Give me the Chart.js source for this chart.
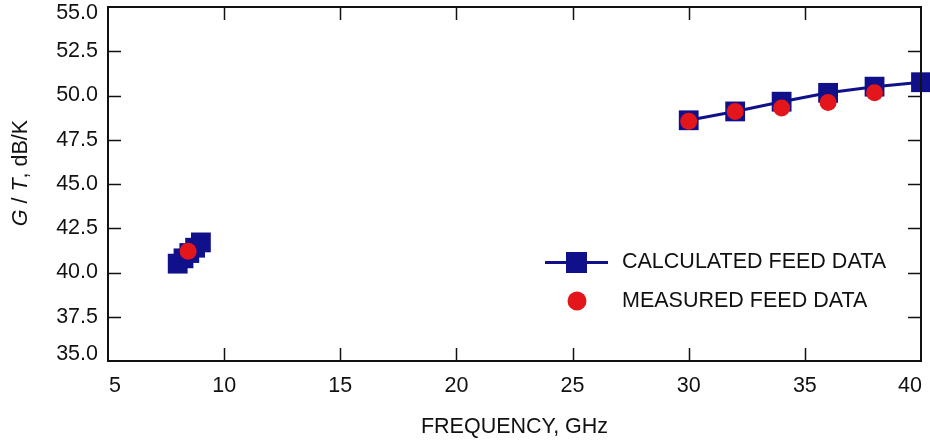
<!DOCTYPE html>
<html>
<head>
<meta charset="utf-8">
<script src="https://cdn.jsdelivr.net/npm/chart.js@4.4.1/dist/chart.umd.min.js"></script>
<style>
    html, body { margin: 0; padding: 0; background: #fff; }
    #wrap { width: 930px; height: 442px; position: relative; }
</style>
</head>
<body>
<div id="wrap"><canvas id="gtChart"></canvas></div>
<script>
// data
const calcFreq = [8.0, 8.25, 8.5, 8.75, 9.0, 30, 32, 34, 36, 38, 40];
const calcGT = [40.5, 40.8, 41.1, 41.4, 41.7, 48.6, 49.1, 49.65, 50.15, 50.5, 50.75];
const measFreq = [8.45, 30, 32, 34, 36, 38];
const measGT = [41.2, 48.55, 49.1, 49.3, 49.6, 50.15];

const xTicks = [5, 10, 15, 20, 25, 30, 35, 40];
const yTicks = [35.0, 37.5, 40.0, 42.5, 45.0, 47.5, 50.0, 52.5, 55.0];

const legendLabels = ["CALCULATED FEED DATA", "MEASURED FEED DATA"];
const xTitle = "FREQUENCY, GHz";

const NAVY = "#10108a";
const RED = "#e3161b";
const FONT = "'Liberation Sans', Arial, Helvetica, sans-serif";
const FSIZE = 21.5;

Chart.defaults.font.family = FONT;
Chart.defaults.color = "#111";

document.addEventListener("DOMContentLoaded", function () {
    const ctx = document.getElementById("gtChart").getContext("2d");

    const toPoints = (xs, ys) => xs.map((x, i) => ({ x: x, y: ys[i] }));

    // frame, inward ticks, tick labels, y title and legend
    const framePlugin = {
        id: "frame",
        afterDraw: function (chart) {
            const c = chart.ctx;
            const a = chart.chartArea;
            const xs = chart.scales.x;
            const ys = chart.scales.y;
            c.save();
            c.strokeStyle = "#111";
            c.lineWidth = 1.5;
            // inward ticks
            c.beginPath();
            xTicks.forEach(v => {
                const px = Math.round(xs.getPixelForValue(v)) + 0.5;
                if (px - a.left < 3 || a.right - px < 3) return;
                c.moveTo(px, a.bottom); c.lineTo(px, a.bottom - 13);
                c.moveTo(px, a.top); c.lineTo(px, a.top + 13);
            });
            yTicks.forEach(v => {
                const py = Math.round(ys.getPixelForValue(v)) + 0.5;
                if (py - a.top < 3 || a.bottom - py < 3) return;
                c.moveTo(a.left, py); c.lineTo(a.left + 13, py);
                c.moveTo(a.right, py); c.lineTo(a.right - 13, py);
            });
            c.stroke();
            // frame
            c.lineWidth = 2;
            c.strokeRect(a.left, a.top, a.right - a.left, a.bottom - a.top);

            c.fillStyle = "#111";
            c.font = FSIZE + "px " + FONT;

            // y tick labels, end labels kept inside the axis
            c.textAlign = "right";
            c.textBaseline = "middle";
            yTicks.forEach(v => {
                let py = ys.getPixelForValue(v);
                py = Math.min(Math.max(py, a.top + 6), a.bottom - 7);
                c.fillText(v.toFixed(1), a.left - 10, py);
            });

            // x tick labels, end labels kept inside the axis
            c.textAlign = "center";
            xTicks.forEach(v => {
                const s = String(v);
                const w = c.measureText(s).width;
                let px = xs.getPixelForValue(v);
                px = Math.min(Math.max(px, a.left + w / 2 + 1), a.right - w / 2 + 1);
                c.fillText(s, px, a.bottom + 25);
            });

            // y title with italic G and T
            const parts = [
                ["G", "italic "], [" / ", ""], ["T", "italic "], [", dB/K", ""]
            ];
            c.save();
            c.translate(21, 173);
            c.rotate(-Math.PI / 2);
            c.textAlign = "left";
            let total = 0;
            parts.forEach(p => { c.font = p[1] + FSIZE + "px " + FONT; total += c.measureText(p[0]).width; });
            let tx = -total / 2;
            parts.forEach(p => {
                c.font = p[1] + FSIZE + "px " + FONT;
                c.fillText(p[0], tx, 0);
                tx += c.measureText(p[0]).width;
            });
            c.restore();

            // legend inside the plot
            c.font = FSIZE + "px " + FONT;
            c.textAlign = "left";
            c.strokeStyle = NAVY;
            c.lineWidth = 3;
            c.beginPath();
            c.moveTo(545, 262.5); c.lineTo(608, 262.5);
            c.stroke();
            c.fillStyle = NAVY;
            c.fillRect(566, 252, 21, 21);
            c.fillStyle = "#111";
            c.fillText(legendLabels[0], 622, 262);

            c.fillStyle = RED;
            c.beginPath();
            c.arc(577, 301, 9.5, 0, Math.PI * 2);
            c.fill();
            c.fillStyle = "#111";
            c.fillText(legendLabels[1], 622, 301);
            c.restore();
        }
    };

    new Chart(ctx, {
        type: "scatter",
        data: {
            datasets: [
                {
                    label: legendLabels[1],
                    data: toPoints(measFreq, measGT),
                    showLine: false,
                    pointStyle: "circle",
                    pointRadius: 8.5,
                    pointHoverRadius: 8.5,
                    backgroundColor: RED,
                    borderColor: RED,
                    borderWidth: 0,
                    clip: false,
                },
                {
                    label: legendLabels[0],
                    data: toPoints(calcFreq, calcGT),
                    showLine: true,
                    borderColor: NAVY,
                    borderWidth: 3,
                    pointStyle: "rect",
                    pointRadius: 14,
                    pointHoverRadius: 14,
                    pointBackgroundColor: NAVY,
                    pointBorderWidth: 0,
                    clip: false,
                    segment: {
                        // no line across the gap between the two bands
                        borderColor: (s) => (s.p1.parsed.x - s.p0.parsed.x > 10 ? "rgba(0,0,0,0)" : NAVY),
                    },
                },
            ],
        },
        options: {
            responsive: true,
            maintainAspectRatio: false,
            animation: false,
            layout: { autoPadding: false, padding: { top: 7, right: 9, left: 0, bottom: 0 } },
            scales: {
                x: {
                    type: "linear",
                    min: 5,
                    max: 40,
                    afterBuildTicks: (scale) => { scale.ticks = xTicks.map(v => ({ value: v })); },
                    afterFit: (scale) => { scale.height = 81; },
                    grid: { display: false, drawTicks: false },
                    border: { display: false },
                    ticks: { display: false },
                    title: {
                        display: true,
                        text: xTitle,
                        color: "#111",
                        font: { size: FSIZE },
                        padding: { top: 0, bottom: 2 },
                    },
                },
                y: {
                    type: "linear",
                    min: 35,
                    max: 55,
                    afterBuildTicks: (scale) => { scale.ticks = yTicks.map(v => ({ value: v })); },
                    afterFit: (scale) => { scale.width = 108; },
                    grid: { display: false, drawTicks: false },
                    border: { display: false },
                    ticks: { display: false },
                },
            },
            plugins: {
                legend: { display: false },
                tooltip: { enabled: false },
            },
        },
        plugins: [framePlugin],
    });
});
</script>
</body>
</html>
________________________
Write out nothing but the lines from the start of the data through the line with "const measGT = [41.2, 48.55, 49.1, 49.3, 49.6, 50.15];". Leave out the pictures.

# [Task answer]
Give me the Chart.js source for this chart.
<!DOCTYPE html>
<html>
<head>
<meta charset="utf-8">
<script src="https://cdn.jsdelivr.net/npm/chart.js@4.4.1/dist/chart.umd.min.js"></script>
<style>
    html, body { margin: 0; padding: 0; background: #fff; }
    #wrap { width: 930px; height: 442px; position: relative; }
</style>
</head>
<body>
<div id="wrap"><canvas id="gtChart"></canvas></div>
<script>
// data
const calcFreq = [8.0, 8.25, 8.5, 8.75, 9.0, 30, 32, 34, 36, 38, 40];
const calcGT = [40.5, 40.8, 41.1, 41.4, 41.7, 48.6, 49.1, 49.65, 50.15, 50.5, 50.75];
const measFreq = [8.45, 30, 32, 34, 36, 38];
const measGT = [41.2, 48.55, 49.1, 49.3, 49.6, 50.15];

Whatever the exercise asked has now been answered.